Otago MP Jacqui Dean felt like a bit of a "wally" yesterday, after it was revealed she tried to ban North Otago's most precious commodity - water.
Mrs Dean has confirmed she was caught in a hoax by an online blogger asking for her help in banning dihydrogen monoxide - which, it turns out, is the chemical name for ordinary H20.
The blunder is a long-running hoax that seeks to trick gullible MPs into calling for the eradication of water.
A letter, signed by Mrs Dean, was sent to Associate Health Minister Jim Anderton last month, asking if the Expert Advisory Committee on Drugs had a view on banning the "drug".
A Blogspot.com blogger, Michael Earley, of Auckland, published the original letter to Mrs Dean yesterday.
On Tuesday's first reading of the Misuse of Drugs (Classification of BZP) Amendment Bill, Mr Anderton took the opportunity to rub Mrs Dean's nose in it.
Mrs Dean responded with a note across the house that said "touchi - you got me".
When contacted yesterday she said she realised she had made a mistake, but could see the funny side.
She had been in email contact with a constituent, who said he had a bachelor of pharmacology, but despite a Google search by one of her colleagues, Mrs Dean could find nothing to verify it was not a lethal substance.
"I have been well and truly set up - they were trying to catch me out," she said. "When I got the letter back I laughed out loud - I think it's quite funny."
Mrs Dean said everyone had been "pointing the finger" at her.
"I have been taken for a ride - I just hope it does not detract from the real issue," she said.
Mr Anderton said he would not be banning dihydrogen monoxide or asking for the experts to consider it.
He responded saying: "Thank you for your letter of 23 August, 2007 about your constituent call for the ban on dihydrogen monoxide, (but) dihydrogen monoxide is water," he said.
"It may have been described to you as colourless, odourless, tasteless and causing the death of uncounted thousands of people every year...(but) I had to respond that the experts had no intention of (banning water)."
It is not the first time MPs have had a brush with the hoax.
In 2001, a staff member in Green MP Sue Kedgley's office responded to a request for support saying she would be "absolutely supportive of the campaign to ban this toxic substance".
A quick call around the phone book proved Mrs Dean was not on her own in believing the technical name sounds like a lethal substance.

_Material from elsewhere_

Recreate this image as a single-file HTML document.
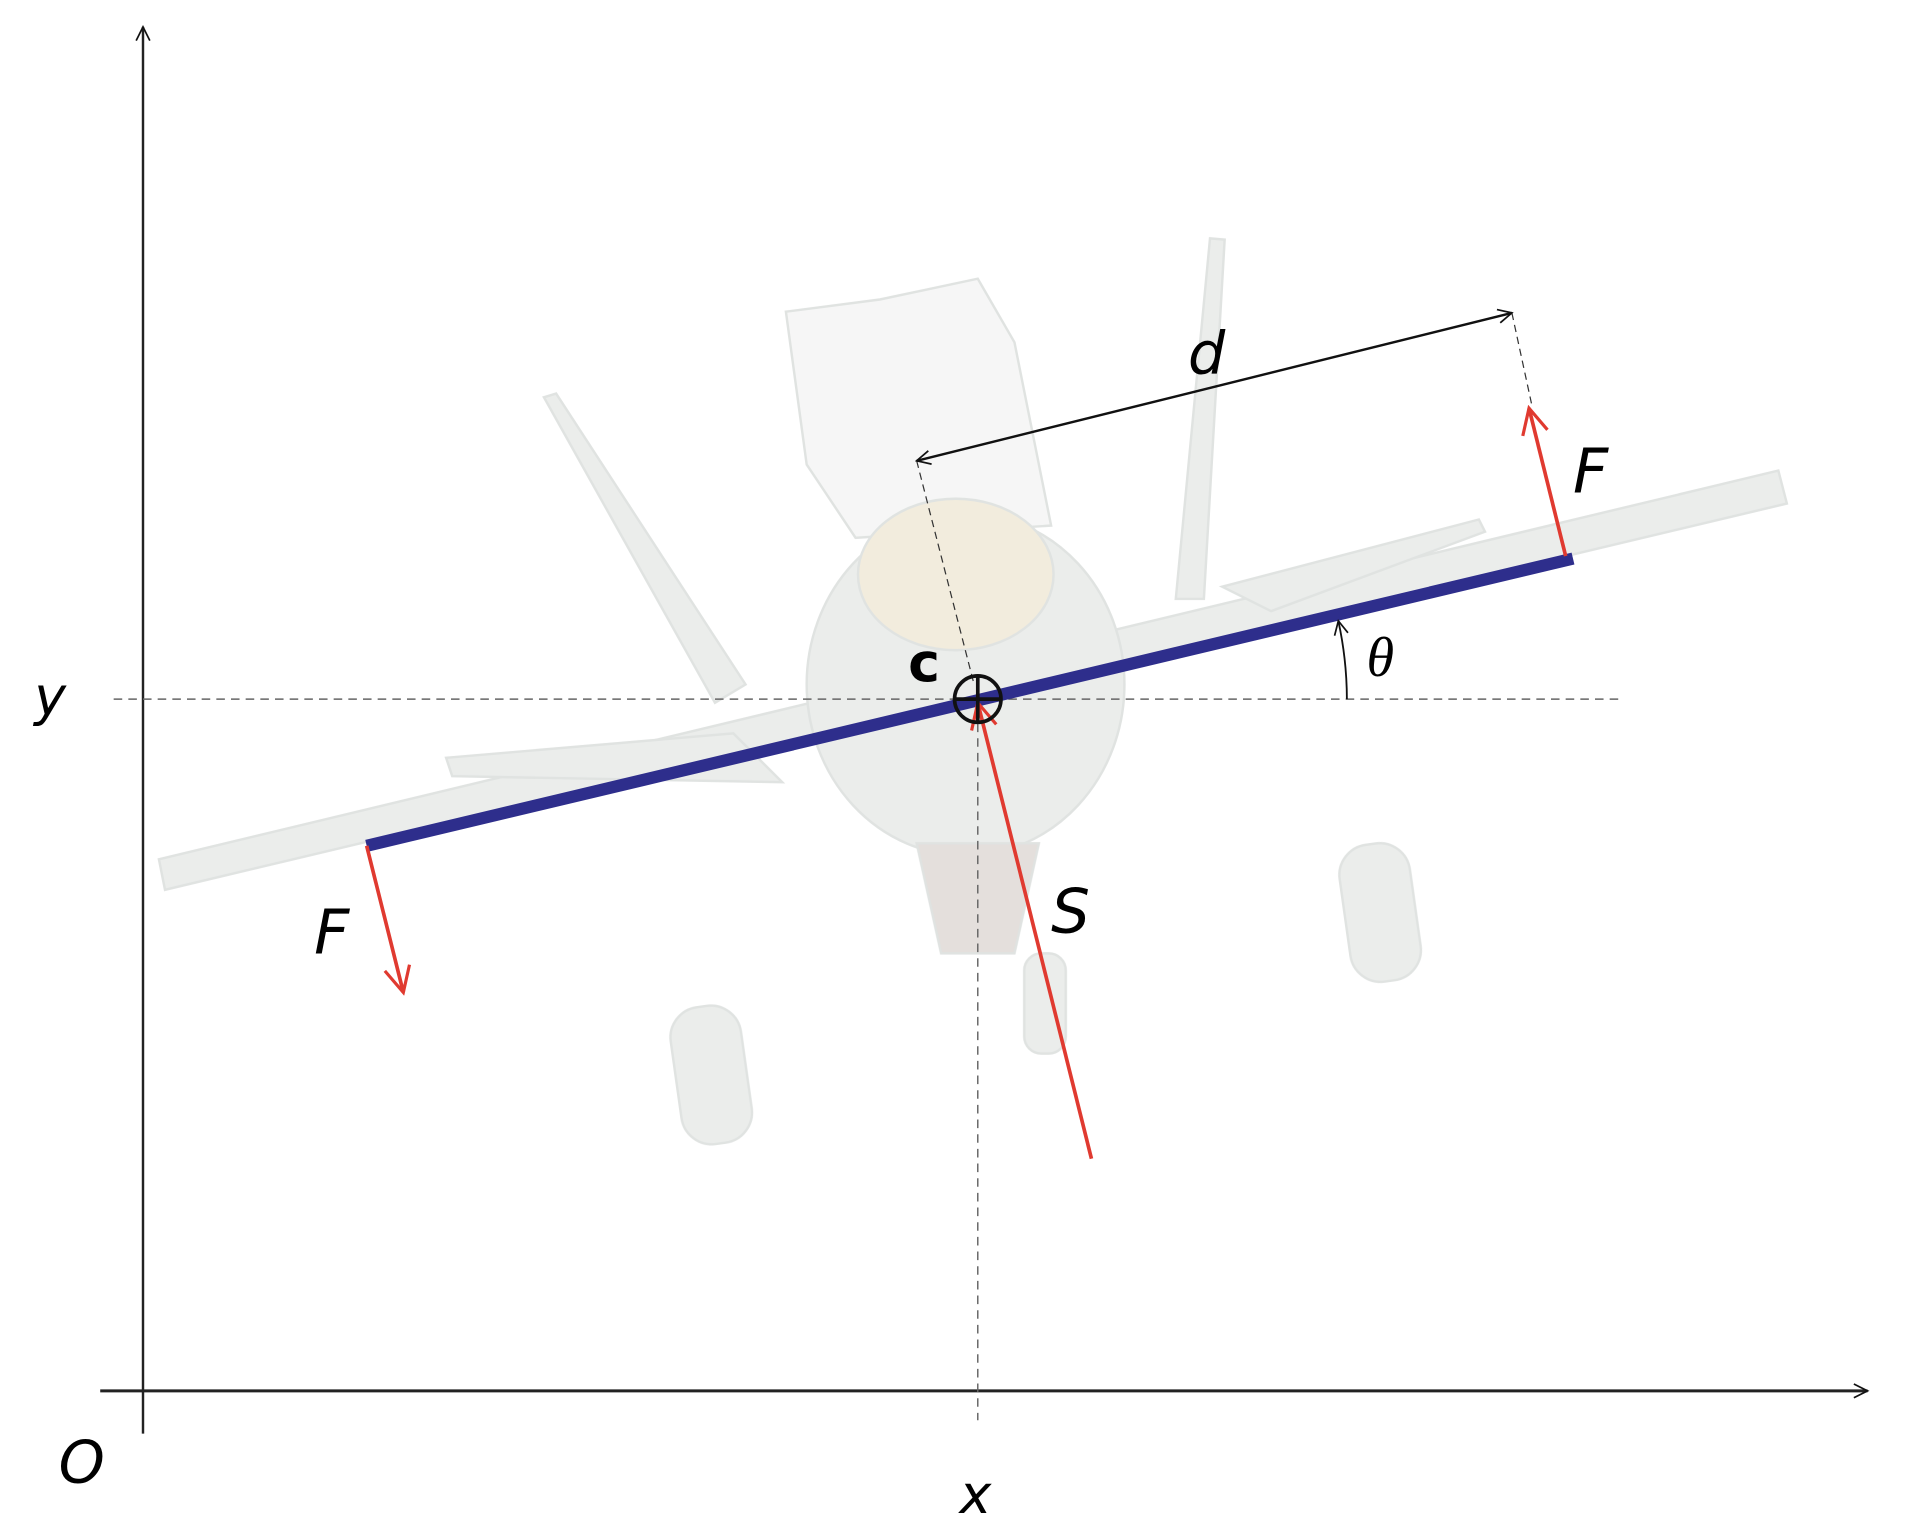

Oamaru woman Bronwyn Shallish had no idea what it meant either."It sounds like a chemical - it's a long word, but I probably could have worked it out," she said.
Whiterocks resident Atholea Shanks found the name "fascinating" and thought it sounded like a gas rather than a party pill.
A retired Oamaru woman, who declined to be named, thought it must have been a peroxide-type chemical.